_Aim of the exercise_: Leave the pictures out. Return all other data exactly.

_Collected material_:
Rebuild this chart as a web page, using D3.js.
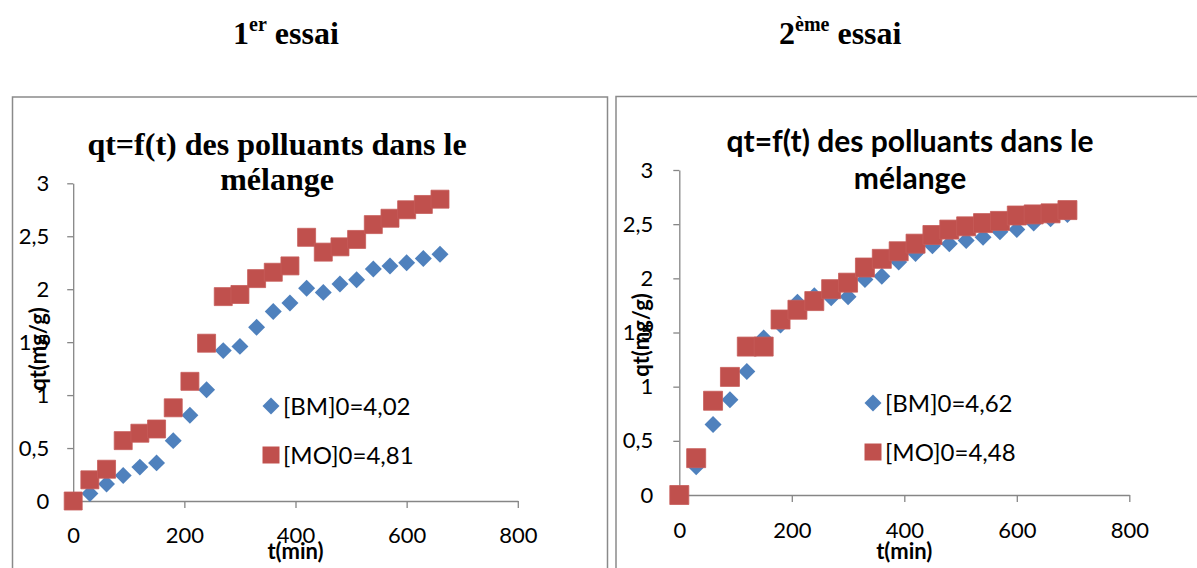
<!DOCTYPE html>
<html>
<head>
<meta charset="utf-8">
<script src="https://cdn.jsdelivr.net/npm/d3@7"></script>
<style>
body { margin: 0; background: #fff; }
svg { display: block; }
.axis path, .axis line { stroke: #868686; stroke-width: 1.3; }
.axis text { font-family: Lato, "Open Sans", sans-serif; font-size: 22px; fill: #000; }
</style>
</head>
<body>
<script>
// 1er essai
var times1 = [0,30,60,90,120,150,180,210,240,270,300,330,360,390,420,450,480,510,540,570,600,630,660];
var bm1 = [0,0.07,0.16,0.24,0.32,0.36,0.57,0.81,1.05,1.42,1.46,1.64,1.79,1.87,2.01,1.97,2.05,2.09,2.19,2.22,2.25,2.29,2.33];
var mo1 = [0,0.20,0.30,0.57,0.64,0.68,0.88,1.13,1.49,1.93,1.95,2.10,2.16,2.22,2.49,2.35,2.40,2.47,2.61,2.67,2.75,2.80,2.85];
var legend1 = ["[BM]0=4,02", "[MO]0=4,81"];

// 2ème essai
var times2 = [0,30,60,90,120,150,180,210,240,270,300,330,360,390,420,450,480,510,540,570,600,630,660,690];
var bm2 = [0,0.26,0.65,0.88,1.14,1.45,1.57,1.78,1.84,1.82,1.83,1.99,2.02,2.15,2.23,2.30,2.32,2.35,2.38,2.43,2.45,2.51,2.55,2.59];
var mo2 = [0,0.34,0.87,1.09,1.37,1.37,1.62,1.71,1.79,1.90,1.96,2.10,2.18,2.25,2.32,2.40,2.45,2.48,2.51,2.53,2.58,2.59,2.60,2.63];
var legend2 = ["[BM]0=4,62", "[MO]0=4,48"];

var xTicks = [0,200,400,600,800];
var yTicks = [0,0.5,1,1.5,2,2.5,3];
var titleLines = ["qt=f(t) des polluants dans le", "mélange"];
var xTitle = "t(min)";
var yTitle = "qt(mg/g)";

var blue = "#4F81BD", red = "#C0504D";
var serif = "'Liberation Serif', 'Times New Roman', serif";
var sans = "Lato, 'Open Sans', sans-serif";

var fr = d3.formatLocale({decimal: ",", thousands: " ", grouping: [3], currency: ["", " €"]});
var fmt = fr.format("~f");

var svg = d3.select("body").append("svg")
  .attr("width", 1197)
  .attr("height", 568);

// headings above the charts
function heading(x, num, sup) {
  var t = svg.append("text")
    .attr("x", x).attr("y", 44)
    .attr("font-family", serif)
    .attr("font-weight", "bold")
    .attr("font-size", 32);
  t.append("tspan").text(num);
  t.append("tspan").attr("dy", -13).attr("font-size", 20).text(sup);
  t.append("tspan").attr("dy", 13).text(" essai");
}
heading(233, "1", "er");
heading(779, "2", "ème");

var charts = [
  {times: times1, bm: bm1, mo: mo1, legend: legend1,
   box: [12.5, 97, 595], xr: [73.2, 517.8], yr: [501, 183.3],
   titleFont: serif, titleSize: 32, titleX: 277, titleY: [155, 190],
   yTitleX: 38, yTitleY: 349, xTitleY: 559, legX: 271, legY: [406, 455],
   sq: 18, dia: 12, pad: [18, 19.5]},
  {times: times2, bm: bm2, mo: mo2, legend: legend2,
   box: [616, 96.5, 600], xr: [679.3, 1129.3], yr: [495, 170],
   titleFont: sans, titleSize: 30, titleX: 910, titleY: [152, 189],
   yTitleX: 641, yTitleY: 335, xTitleY: 559, legX: 873, legY: [403, 452],
   sq: 19, dia: 12, pad: [20, 20.5]}
];

charts.forEach(function(c) {
  var g = svg.append("g");

  g.append("rect")
    .attr("x", c.box[0]).attr("y", c.box[1])
    .attr("width", c.box[2]).attr("height", 520)
    .attr("fill", "none")
    .attr("stroke", "#8a8a8a")
    .attr("stroke-width", 1.5);

  var x = d3.scaleLinear().domain([0, 800]).range(c.xr);
  var y = d3.scaleLinear().domain([0, 3]).range(c.yr);

  g.append("g")
    .attr("class", "axis")
    .attr("transform", "translate(0," + y(0) + ")")
    .call(d3.axisBottom(x).tickValues(xTicks).tickFormat(fmt)
      .tickSize(7).tickSizeOuter(0).tickPadding(c.pad[1]));

  g.append("g")
    .attr("class", "axis")
    .attr("transform", "translate(" + x(0) + ",0)")
    .call(d3.axisLeft(y).tickValues(yTicks).tickFormat(fmt)
      .tickSize(6).tickSizeOuter(0).tickPadding(c.pad[0]));

  // chart title
  g.selectAll(".ctitle")
    .data(titleLines)
    .enter().append("text")
    .attr("class", "ctitle")
    .attr("x", c.titleX)
    .attr("y", function(d, i) { return c.titleY[i]; })
    .attr("text-anchor", "middle")
    .attr("font-family", c.titleFont)
    .attr("font-weight", "bold")
    .attr("font-size", c.titleSize)
    .text(function(d) { return d; });

  g.append("text")
    .attr("x", x(400)).attr("y", c.xTitleY)
    .attr("text-anchor", "middle")
    .attr("font-family", sans)
    .attr("font-weight", "bold")
    .attr("font-size", 22)
    .text(xTitle);

  g.append("text")
    .attr("transform", "translate(" + c.yTitleX + "," + c.yTitleY + ") rotate(-90)")
    .attr("text-anchor", "middle")
    .attr("dy", "0.35em")
    .attr("font-family", sans)
    .attr("font-weight", "bold")
    .attr("font-size", 22)
    .text(yTitle);

  var diamond = d3.symbol().type(d3.symbolSquare).size(c.dia * c.dia);
  var square = d3.symbol().type(d3.symbolSquare).size(c.sq * c.sq);

  // series 1 : BM diamonds
  g.selectAll(".bm")
    .data(c.bm)
    .enter().append("path")
    .attr("class", "bm")
    .attr("d", diamond)
    .attr("transform", function(d, i) {
      return "translate(" + x(c.times[i]) + "," + y(d) + ") rotate(45)";
    })
    .attr("fill", blue);

  // series 2 : MO squares, drawn on top
  g.selectAll(".mo")
    .data(c.mo)
    .enter().append("path")
    .attr("class", "mo")
    .attr("d", square)
    .attr("transform", function(d, i) {
      return "translate(" + x(c.times[i]) + "," + y(d) + ")";
    })
    .attr("fill", red)
    .attr("stroke", "#c65c59")
    .attr("stroke-width", 0.8);

  // legend
  g.append("path")
    .attr("d", diamond)
    .attr("transform", "translate(" + c.legX + "," + c.legY[0] + ") rotate(45)")
    .attr("fill", blue);
  g.append("path")
    .attr("d", d3.symbol().type(d3.symbolSquare).size(17 * 17))
    .attr("transform", "translate(" + c.legX + "," + c.legY[1] + ")")
    .attr("fill", red);
  g.selectAll(".leg")
    .data(c.legend)
    .enter().append("text")
    .attr("class", "leg")
    .attr("x", c.legX + 12)
    .attr("y", function(d, i) { return c.legY[i]; })
    .attr("dy", "0.36em")
    .attr("font-family", sans)
    .attr("font-size", 24)
    .text(function(d) { return d; });
});
</script>
</body>
</html>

_Answer to this problem_:
Rebuild this chart as a web page, using D3.js.
<!DOCTYPE html>
<html>
<head>
<meta charset="utf-8">
<script src="https://cdn.jsdelivr.net/npm/d3@7"></script>
<style>
body { margin: 0; background: #fff; }
svg { display: block; }
.axis path, .axis line { stroke: #868686; stroke-width: 1.3; }
.axis text { font-family: Lato, "Open Sans", sans-serif; font-size: 22px; fill: #000; }
</style>
</head>
<body>
<script>
// 1er essai
var times1 = [0,30,60,90,120,150,180,210,240,270,300,330,360,390,420,450,480,510,540,570,600,630,660];
var bm1 = [0,0.07,0.16,0.24,0.32,0.36,0.57,0.81,1.05,1.42,1.46,1.64,1.79,1.87,2.01,1.97,2.05,2.09,2.19,2.22,2.25,2.29,2.33];
var mo1 = [0,0.20,0.30,0.57,0.64,0.68,0.88,1.13,1.49,1.93,1.95,2.10,2.16,2.22,2.49,2.35,2.40,2.47,2.61,2.67,2.75,2.80,2.85];
var legend1 = ["[BM]0=4,02", "[MO]0=4,81"];

// 2ème essai
var times2 = [0,30,60,90,120,150,180,210,240,270,300,330,360,390,420,450,480,510,540,570,600,630,660,690];
var bm2 = [0,0.26,0.65,0.88,1.14,1.45,1.57,1.78,1.84,1.82,1.83,1.99,2.02,2.15,2.23,2.30,2.32,2.35,2.38,2.43,2.45,2.51,2.55,2.59];
var mo2 = [0,0.34,0.87,1.09,1.37,1.37,1.62,1.71,1.79,1.90,1.96,2.10,2.18,2.25,2.32,2.40,2.45,2.48,2.51,2.53,2.58,2.59,2.60,2.63];
var legend2 = ["[BM]0=4,62", "[MO]0=4,48"];

var xTicks = [0,200,400,600,800];
var yTicks = [0,0.5,1,1.5,2,2.5,3];
var titleLines = ["qt=f(t) des polluants dans le", "mélange"];
var xTitle = "t(min)";
var yTitle = "qt(mg/g)";

var blue = "#4F81BD", red = "#C0504D";
var serif = "'Liberation Serif', 'Times New Roman', serif";
var sans = "Lato, 'Open Sans', sans-serif";

var fr = d3.formatLocale({decimal: ",", thousands: " ", grouping: [3], currency: ["", " €"]});
var fmt = fr.format("~f");

var svg = d3.select("body").append("svg")
  .attr("width", 1197)
  .attr("height", 568);

// headings above the charts
function heading(x, num, sup) {
  var t = svg.append("text")
    .attr("x", x).attr("y", 44)
    .attr("font-family", serif)
    .attr("font-weight", "bold")
    .attr("font-size", 32);
  t.append("tspan").text(num);
  t.append("tspan").attr("dy", -13).attr("font-size", 20).text(sup);
  t.append("tspan").attr("dy", 13).text(" essai");
}
heading(233, "1", "er");
heading(779, "2", "ème");

var charts = [
  {times: times1, bm: bm1, mo: mo1, legend: legend1,
   box: [12.5, 97, 595], xr: [73.2, 517.8], yr: [501, 183.3],
   titleFont: serif, titleSize: 32, titleX: 277, titleY: [155, 190],
   yTitleX: 38, yTitleY: 349, xTitleY: 559, legX: 271, legY: [406, 455],
   sq: 18, dia: 12, pad: [18, 19.5]},
  {times: times2, bm: bm2, mo: mo2, legend: legend2,
   box: [616, 96.5, 600], xr: [679.3, 1129.3], yr: [495, 170],
   titleFont: sans, titleSize: 30, titleX: 910, titleY: [152, 189],
   yTitleX: 641, yTitleY: 335, xTitleY: 559, legX: 873, legY: [403, 452],
   sq: 19, dia: 12, pad: [20, 20.5]}
];

charts.forEach(function(c) {
  var g = svg.append("g");

  g.append("rect")
    .attr("x", c.box[0]).attr("y", c.box[1])
    .attr("width", c.box[2]).attr("height", 520)
    .attr("fill", "none")
    .attr("stroke", "#8a8a8a")
    .attr("stroke-width", 1.5);

  var x = d3.scaleLinear().domain([0, 800]).range(c.xr);
  var y = d3.scaleLinear().domain([0, 3]).range(c.yr);

  g.append("g")
    .attr("class", "axis")
    .attr("transform", "translate(0," + y(0) + ")")
    .call(d3.axisBottom(x).tickValues(xTicks).tickFormat(fmt)
      .tickSize(7).tickSizeOuter(0).tickPadding(c.pad[1]));

  g.append("g")
    .attr("class", "axis")
    .attr("transform", "translate(" + x(0) + ",0)")
    .call(d3.axisLeft(y).tickValues(yTicks).tickFormat(fmt)
      .tickSize(6).tickSizeOuter(0).tickPadding(c.pad[0]));

  // chart title
  g.selectAll(".ctitle")
    .data(titleLines)
    .enter().append("text")
    .attr("class", "ctitle")
    .attr("x", c.titleX)
    .attr("y", function(d, i) { return c.titleY[i]; })
    .attr("text-anchor", "middle")
    .attr("font-family", c.titleFont)
    .attr("font-weight", "bold")
    .attr("font-size", c.titleSize)
    .text(function(d) { return d; });

  g.append("text")
    .attr("x", x(400)).attr("y", c.xTitleY)
    .attr("text-anchor", "middle")
    .attr("font-family", sans)
    .attr("font-weight", "bold")
    .attr("font-size", 22)
    .text(xTitle);

  g.append("text")
    .attr("transform", "translate(" + c.yTitleX + "," + c.yTitleY + ") rotate(-90)")
    .attr("text-anchor", "middle")
    .attr("dy", "0.35em")
    .attr("font-family", sans)
    .attr("font-weight", "bold")
    .attr("font-size", 22)
    .text(yTitle);

  var diamond = d3.symbol().type(d3.symbolSquare).size(c.dia * c.dia);
  var square = d3.symbol().type(d3.symbolSquare).size(c.sq * c.sq);

  // series 1 : BM diamonds
  g.selectAll(".bm")
    .data(c.bm)
    .enter().append("path")
    .attr("class", "bm")
    .attr("d", diamond)
    .attr("transform", function(d, i) {
      return "translate(" + x(c.times[i]) + "," + y(d) + ") rotate(45)";
    })
    .attr("fill", blue);

  // series 2 : MO squares, drawn on top
  g.selectAll(".mo")
    .data(c.mo)
    .enter().append("path")
    .attr("class", "mo")
    .attr("d", square)
    .attr("transform", function(d, i) {
      return "translate(" + x(c.times[i]) + "," + y(d) + ")";
    })
    .attr("fill", red)
    .attr("stroke", "#c65c59")
    .attr("stroke-width", 0.8);

  // legend
  g.append("path")
    .attr("d", diamond)
    .attr("transform", "translate(" + c.legX + "," + c.legY[0] + ") rotate(45)")
    .attr("fill", blue);
  g.append("path")
    .attr("d", d3.symbol().type(d3.symbolSquare).size(17 * 17))
    .attr("transform", "translate(" + c.legX + "," + c.legY[1] + ")")
    .attr("fill", red);
  g.selectAll(".leg")
    .data(c.legend)
    .enter().append("text")
    .attr("class", "leg")
    .attr("x", c.legX + 12)
    .attr("y", function(d, i) { return c.legY[i]; })
    .attr("dy", "0.36em")
    .attr("font-family", sans)
    .attr("font-size", 24)
    .text(function(d) { return d; });
});
</script>
</body>
</html>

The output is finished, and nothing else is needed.